> STATED GOAL: Copy the lines below as they are; omit the images they contain.

> INFORMATION SHOWN:

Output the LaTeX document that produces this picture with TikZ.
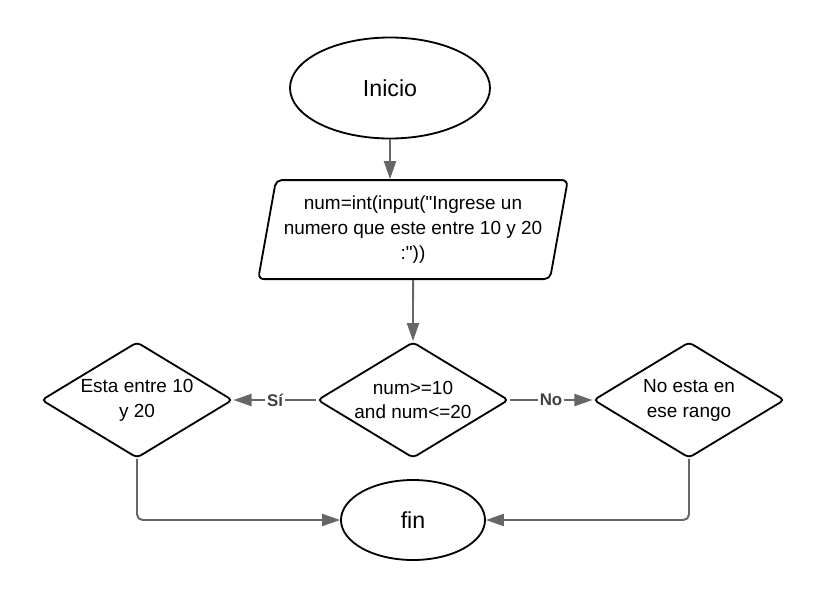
\documentclass[tikz,border=0pt]{standalone}
\usepackage{fontspec}
\setmainfont{Liberation Sans}[Ligatures=TeXOff]
\usepackage{xcolor}
\usepackage{tikz}
\usetikzlibrary{
  positioning,
  arrows.meta,
  shapes.geometric
}
\definecolor{linea}{HTML}{666666}
\tikzset{
  >=Latex,
  flecha/.style={-{Triangle[length=0.45cm,width=0.3cm]},line width=1.4pt,draw=linea},
  terminal/.style={ellipse,draw,line width=1.3pt,align=center,inner sep=0pt,font=\fontsize{16.5}{20}\selectfont},
  datos/.style={trapezium,trapezium left angle=76,trapezium right angle=104,trapezium stretches=true,draw,line width=1.3pt,rounded corners=4pt,align=center,inner sep=0pt,minimum width=7.75cm,minimum height=2.475cm,font=\fontsize{13.5}{17.7}\selectfont},
  decision/.style={diamond,aspect=1.65,draw,line width=1.3pt,rounded corners=3pt,align=center,inner sep=0pt,minimum width=4.78cm,minimum height=2.9cm,font=\fontsize{13.5}{17.7}\selectfont},
  etiqueta/.style={fill=white,inner sep=1.5pt,text=black!75,font=\fontsize{12}{14}\selectfont\bfseries}
}

\begin{document}
\begin{tikzpicture}[node distance=3cm, on grid]
    \useasboundingbox (-9.75,2.2) rectangle (10.95,-12.8);
    \node[terminal,minimum width=5cm,minimum height=2.525cm] (inicio) {Inicio};
    \node[datos,below right=3.54cm and 0.575cm of inicio] (entrada) {num=int(input("Ingrese un\\numero que este entre 10 y 20\\:"))};
    \node[decision,below=4.26cm of entrada] (condicion) {num>=10\\and num<=20};
    \node[decision,left=6.9cm of condicion] (dentro) {Esta entre 10\\y 20};
    \node[decision,right=6.9cm of condicion] (fuera) {No esta en\\ese rango};
    \node[terminal,below=3cm of condicion,minimum width=3.6cm,minimum height=2cm] (fin) {fin};

    \draw[flecha] (inicio) -- (inicio |- entrada.north);
    \draw[flecha] (entrada) -- (condicion);
    \draw[flecha] (condicion) -- node[etiqueta]{Sí} (dentro);
    \draw[flecha] (condicion) -- node[etiqueta]{No} (fuera);
    \draw[flecha,rounded corners=4pt] (dentro) |- (fin);
    \draw[flecha,rounded corners=4pt] (fuera) |- (fin);
\end{tikzpicture}
\end{document}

> WORKED SOLUTION:
Output the LaTeX document that produces this picture with TikZ.
\documentclass[tikz,border=0pt]{standalone}
\usepackage{fontspec}
\setmainfont{Liberation Sans}[Ligatures=TeXOff]
\usepackage{xcolor}
\usepackage{tikz}
\usetikzlibrary{
  positioning,
  arrows.meta,
  shapes.geometric
}
\definecolor{linea}{HTML}{666666}
\tikzset{
  >=Latex,
  flecha/.style={-{Triangle[length=0.45cm,width=0.3cm]},line width=1.4pt,draw=linea},
  terminal/.style={ellipse,draw,line width=1.3pt,align=center,inner sep=0pt,font=\fontsize{16.5}{20}\selectfont},
  datos/.style={trapezium,trapezium left angle=76,trapezium right angle=104,trapezium stretches=true,draw,line width=1.3pt,rounded corners=4pt,align=center,inner sep=0pt,minimum width=7.75cm,minimum height=2.475cm,font=\fontsize{13.5}{17.7}\selectfont},
  decision/.style={diamond,aspect=1.65,draw,line width=1.3pt,rounded corners=3pt,align=center,inner sep=0pt,minimum width=4.78cm,minimum height=2.9cm,font=\fontsize{13.5}{17.7}\selectfont},
  etiqueta/.style={fill=white,inner sep=1.5pt,text=black!75,font=\fontsize{12}{14}\selectfont\bfseries}
}

\begin{document}
\begin{tikzpicture}[node distance=3cm, on grid]
    \useasboundingbox (-9.75,2.2) rectangle (10.95,-12.8);
    \node[terminal,minimum width=5cm,minimum height=2.525cm] (inicio) {Inicio};
    \node[datos,below right=3.54cm and 0.575cm of inicio] (entrada) {num=int(input("Ingrese un\\numero que este entre 10 y 20\\:"))};
    \node[decision,below=4.26cm of entrada] (condicion) {num>=10\\and num<=20};
    \node[decision,left=6.9cm of condicion] (dentro) {Esta entre 10\\y 20};
    \node[decision,right=6.9cm of condicion] (fuera) {No esta en\\ese rango};
    \node[terminal,below=3cm of condicion,minimum width=3.6cm,minimum height=2cm] (fin) {fin};

    \draw[flecha] (inicio) -- (inicio |- entrada.north);
    \draw[flecha] (entrada) -- (condicion);
    \draw[flecha] (condicion) -- node[etiqueta]{Sí} (dentro);
    \draw[flecha] (condicion) -- node[etiqueta]{No} (fuera);
    \draw[flecha,rounded corners=4pt] (dentro) |- (fin);
    \draw[flecha,rounded corners=4pt] (fuera) |- (fin);
\end{tikzpicture}
\end{document}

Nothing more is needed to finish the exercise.